• **Problem requirements**
List all lines in the material below that contain "React".

• **Data segment**
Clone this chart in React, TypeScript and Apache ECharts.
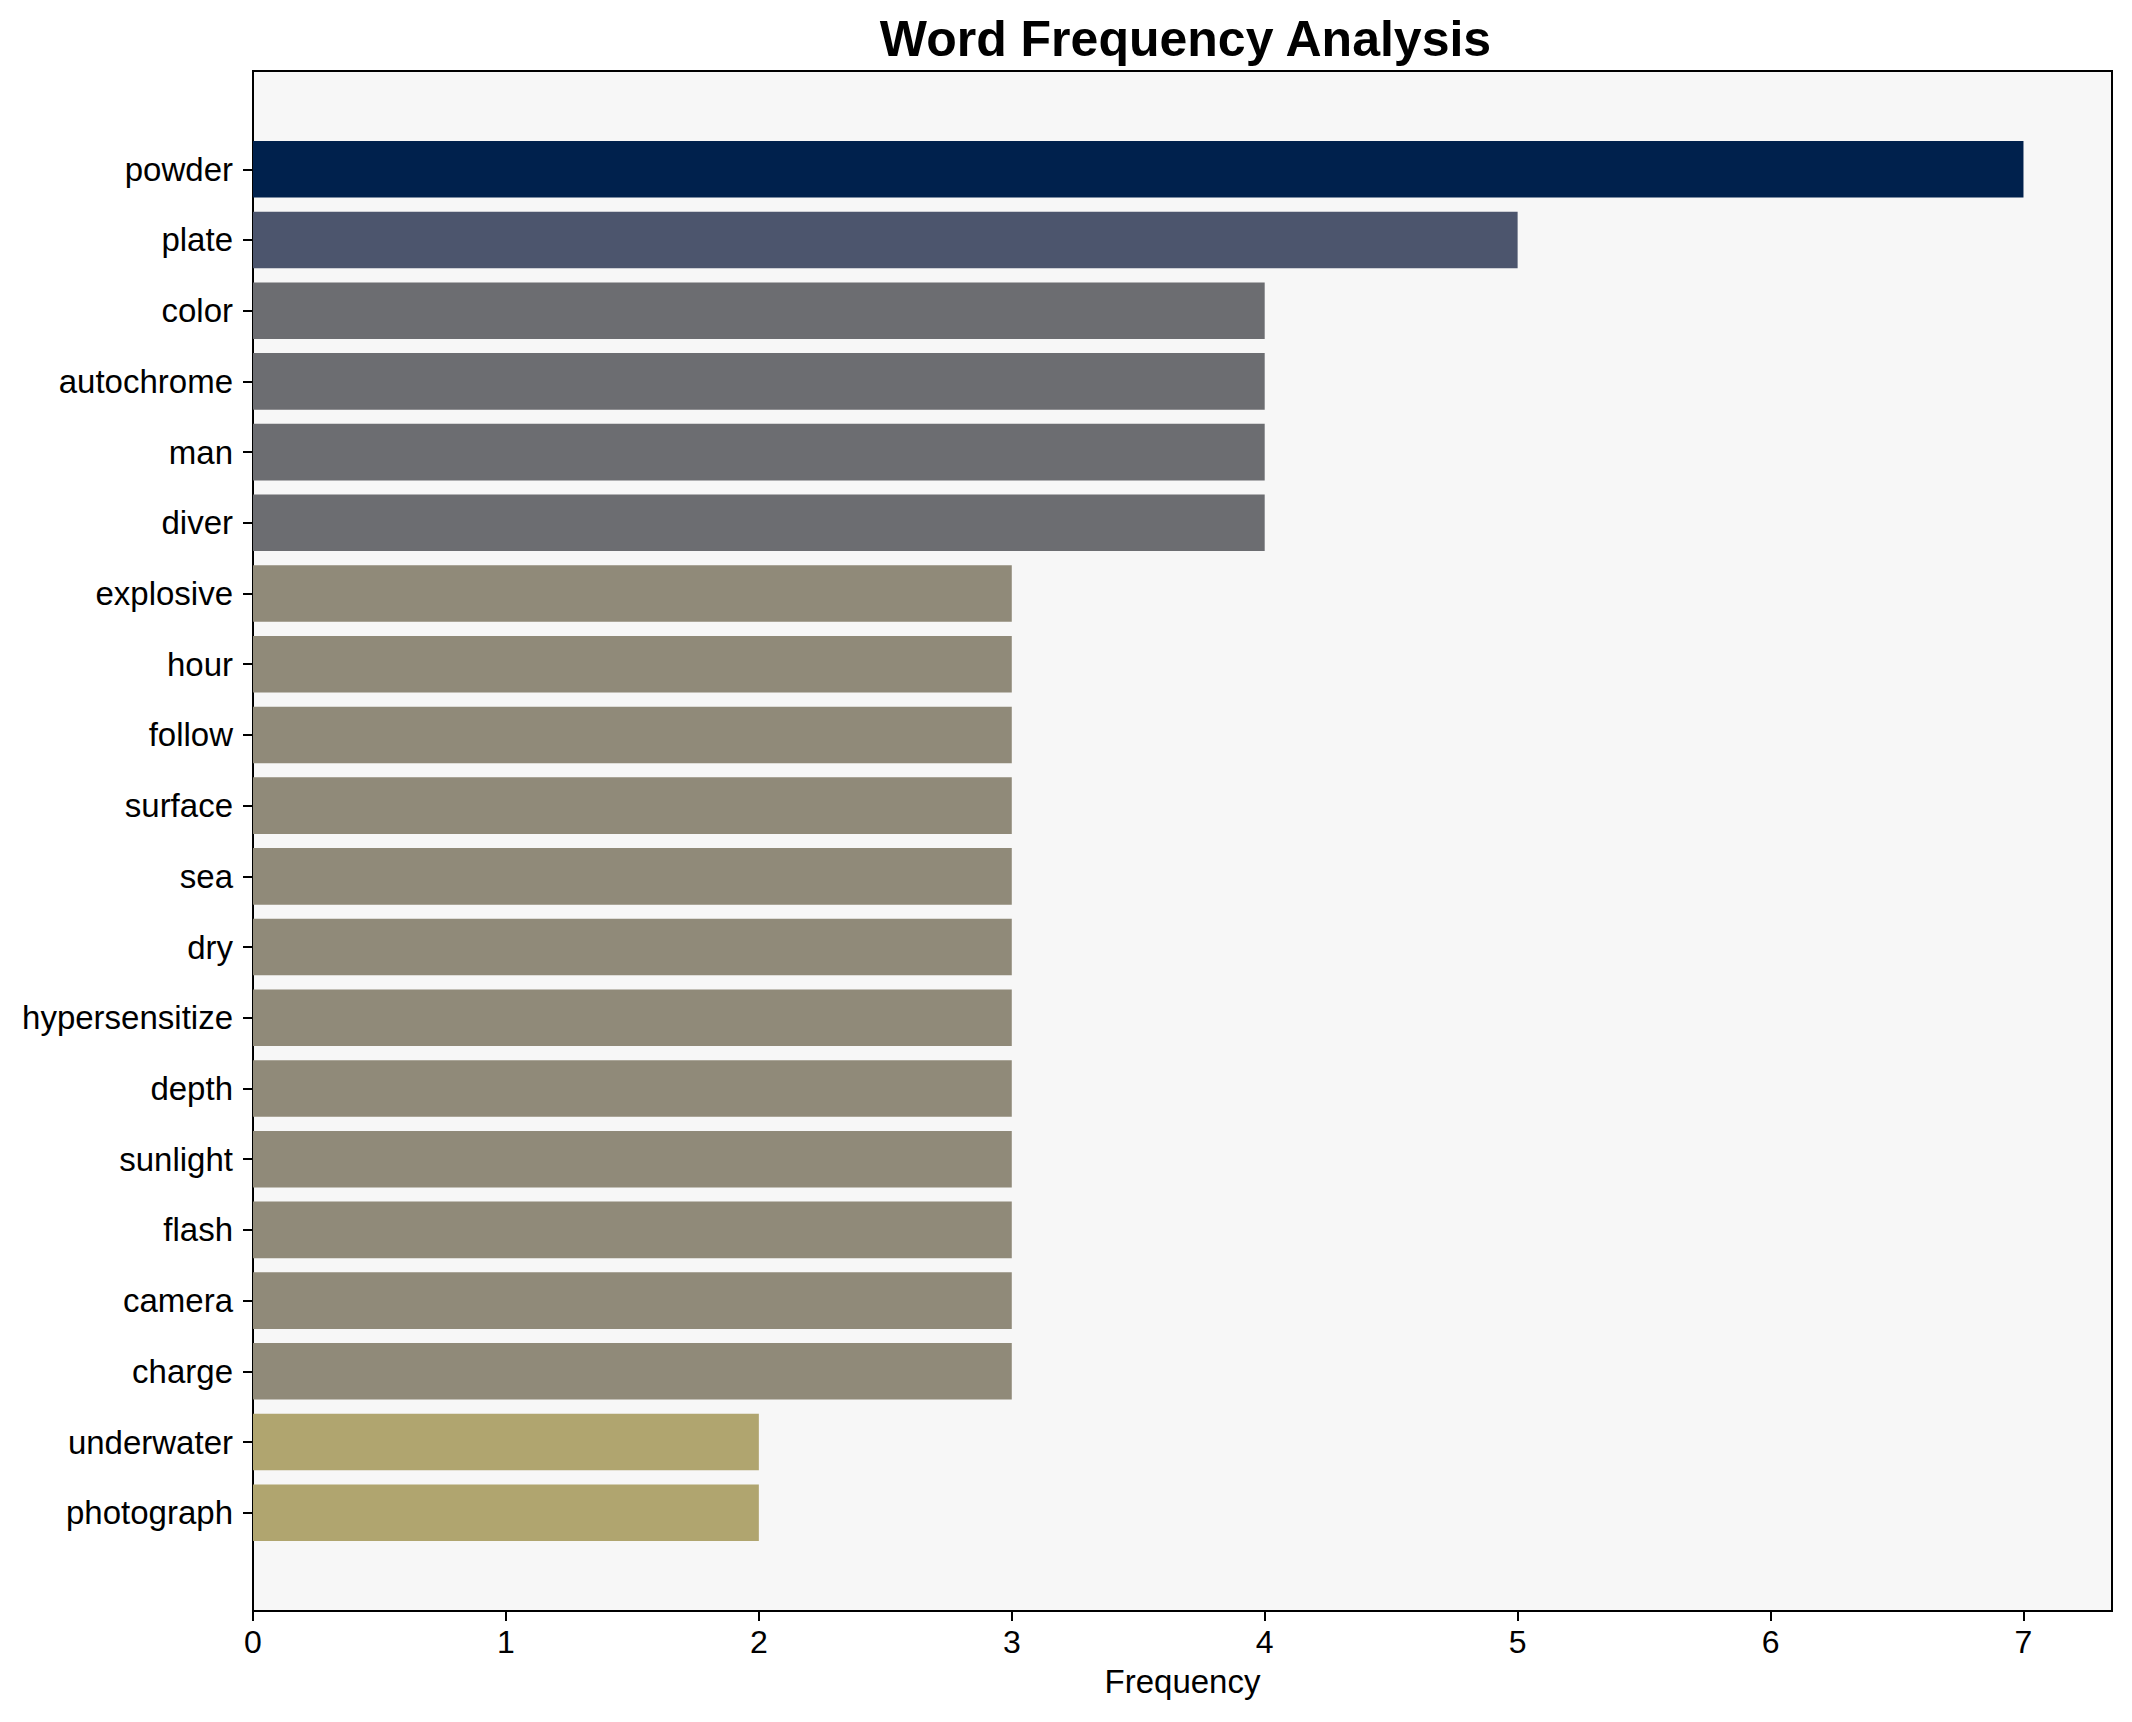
import React, { useEffect, useRef } from "react";
import * as echarts from "echarts";

const categories = [
  "powder", "plate", "color", "autochrome", "man", "diver", "explosive", "hour",
  "follow", "surface", "sea", "dry", "hypersensitize", "depth", "sunlight", "flash",
  "camera", "charge", "underwater", "photograph",
];
const frequencies = [7, 5, 4, 4, 4, 4, 3, 3, 3, 3, 3, 3, 3, 3, 3, 3, 3, 3, 2, 2];
const xTicks = [0, 1, 2, 3, 4, 5, 6, 7];
const colorByValue: Record<number, string> = {
  7: "#00214d",
  5: "#4c556d",
  4: "#6c6d71",
  3: "#908a79",
  2: "#b0a56f",
};

const FONT = "'Liberation Sans', Arial, Helvetica, sans-serif";

export default function App() {
  const ref = useRef<HTMLDivElement>(null);
  useEffect(() => {
    if (!ref.current) return;
    const chart = echarts.init(ref.current, undefined, { renderer: "svg" });
    const L = 253;
    const T = 71;
    const W = 1859;
    const H = 1540;
    const unit = H / 21.78;
    const barTop = T + 0.89 * unit;
    const barH = 20 * unit;
    chart.setOption({
      animation: false,
      backgroundColor: "#ffffff",
      title: {
        text: "Word Frequency Analysis",
        left: L + W / 2 - 2,
        textAlign: "center",
        top: 9,
        textStyle: { fontFamily: FONT, fontSize: 50, fontWeight: "bold", color: "#000" },
      },
      grid: [
        {
          left: L, top: T, width: W, height: H, show: true,
          backgroundColor: "#f7f7f7", borderColor: "#000", borderWidth: 2,
        },
        { left: L, top: barTop, width: W, height: barH },
      ],
      xAxis: [
        {
          gridIndex: 0, type: "value", min: 0, max: 7.35, interval: 1,
          splitLine: { show: false },
          axisLine: { show: true, lineStyle: { color: "#000", width: 2 } },
          axisTick: { show: true, length: 10, lineStyle: { color: "#000", width: 2 }, customValues: xTicks },
          axisLabel: { show: true, margin: 15, fontSize: 32, color: "#000", fontFamily: FONT, customValues: xTicks },
          name: "Frequency", nameLocation: "middle", nameGap: 54,
          nameTextStyle: { fontSize: 33, color: "#000", fontFamily: FONT },
        },
        {
          gridIndex: 1, type: "value", min: 0, max: 7.35, show: false,
          splitLine: { show: false },
        },
      ],
      yAxis: [
        {
          gridIndex: 0, type: "value", min: 0, max: 1, show: false, splitLine: { show: false },
        },
        {
          gridIndex: 1, type: "category", data: categories, inverse: true,
          axisLine: { show: false },
          axisTick: { show: true, length: 10, alignWithLabel: true, lineStyle: { color: "#000", width: 2 } },
          axisLabel: { margin: 20, fontSize: 33, color: "#000", fontFamily: FONT },
          splitLine: { show: false },
        },
      ],
      series: [
        {
          type: "bar",
          xAxisIndex: 1,
          yAxisIndex: 1,
          barWidth: "80%",
          data: frequencies.map((v) => ({ value: v, itemStyle: { color: colorByValue[v] } })),
        },
      ],
    });
    return () => chart.dispose();
  }, []);
  return (
    <div
      ref={ref}
      style={{ position: "fixed", left: 0, top: 0, width: 2132, height: 1722 }}
    />
  );
}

• **Exercise result**
Clone this chart in React, TypeScript and Apache ECharts.
import React, { useEffect, useRef } from "react";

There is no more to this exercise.